Volodymyr Zelensky en a conscience. Il a souligné dans son message quotidien du dimanche 29 juin que l’Ukraine était prête pour faire face à « la complexité de la procédure de retrait lorsqu’elle est mise en œuvre en temps de guerre ». Le président ukrainien estime néanmoins que ce retrait est une « étape politique » indispensable. « La Russie fait preuve d’un cynisme extrême dans son utilisation des mines antipersonnel, a ainsi accusé le chef d’État. C’est la marque de fabrique des tueurs russes : détruire des vies par tous les moyens à leur disposition. »

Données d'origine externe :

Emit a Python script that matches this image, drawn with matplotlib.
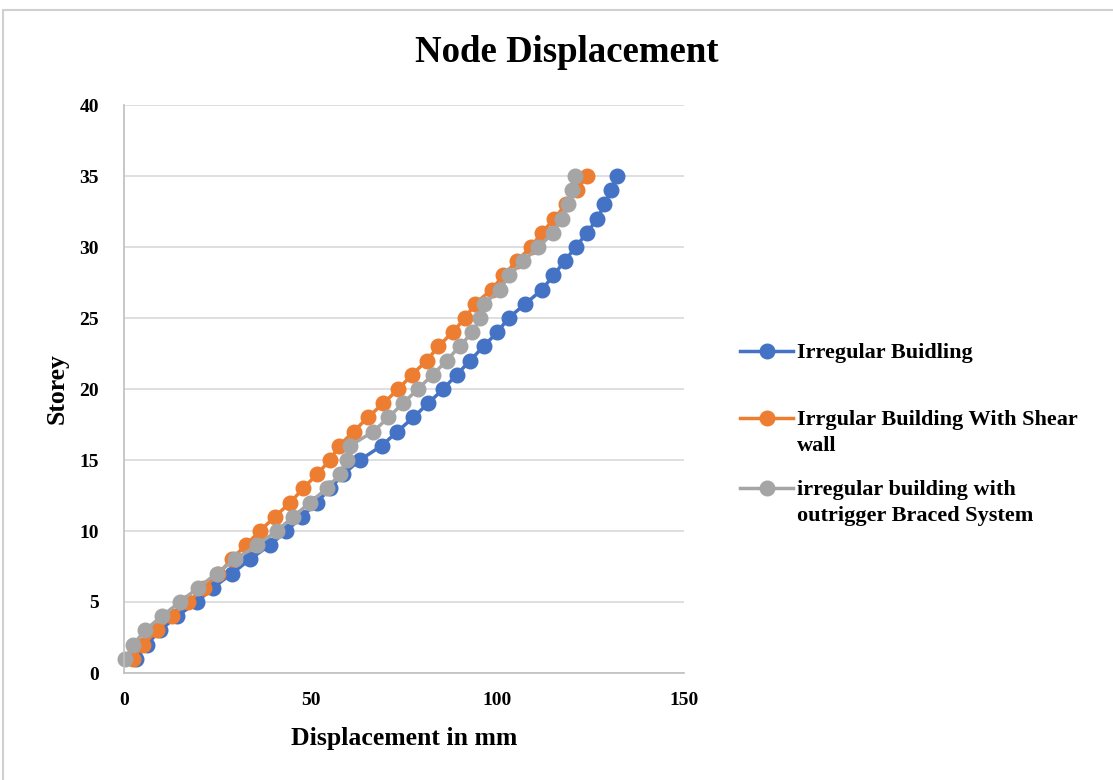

Si l’Ukraine a ratifié la Convention d’Ottawa en 2005, la Russie ne s’est jamais jointe à ce traité signé par plus de 160 pays. Ce dernier interdit l’emploi, le stockage, la production et le transfert des mines antipersonnel conçues pour être enterrées ou dissimulées dans le sol. Déclenchées au contact ou à proximité d’une personne, celles-ci peuvent tuer ou provoquer de graves blessures et restent souvent actives après un conflit, empêchant ainsi le retour des populations.
Le ministère ukrainien des Affaires étrangères a qualifié dans un communiqué ce retrait de « difficile » mais « nécessaire et proportionné » au regard de « la priorité absolue qui est de défendre notre État contre l’agression brutale de la Russie ». Roman Kostenko, un député ukrainien qui siège à la commission parlementaire sur la sécurité nationale, s’est quant à lui félicité de la décision prise par Volodymyr Zelensky. « C’est une mesure que la réalité de la guerre exigeait depuis longtemps, a-t-il commenté sur Facebook. La Russie n’est pas signataire de cette convention et utilise massivement des mines contre nos militaires et nos civils. Nous ne pouvons pas rester tenus par des obligations (alors que) l’ennemi n’a aucune restriction. »
En mars dernier, la Lituanie, la Lettonie, l’Estonie ainsi que la Pologne, toutes des alliées proches de l’Ukraine, ont annoncé leur décision de quitter la Convention d’Ottawa, une mesure alors déplorée par des ONG. « Le nombre de victimes de mines a chuté de 25 000 par an en 1999 à moins de 5 000 en 2023. Cependant, ces avancées sont aujourd’hui menacées », constatait alors Elliot de Faramond, responsable de plaidoyer à Handicap international. Même son de cloche pour le Comité international de la Croix-Rouge (CICR), qui dénonçait un « dangereux recul pour la protection des civils dans les conflits armés ». Les mines antipersonnel continuent de tuer et de mutiler des milliers de personnes chaque année, 85 % des victimes sont des civils, dont une grande proportion d’enfants.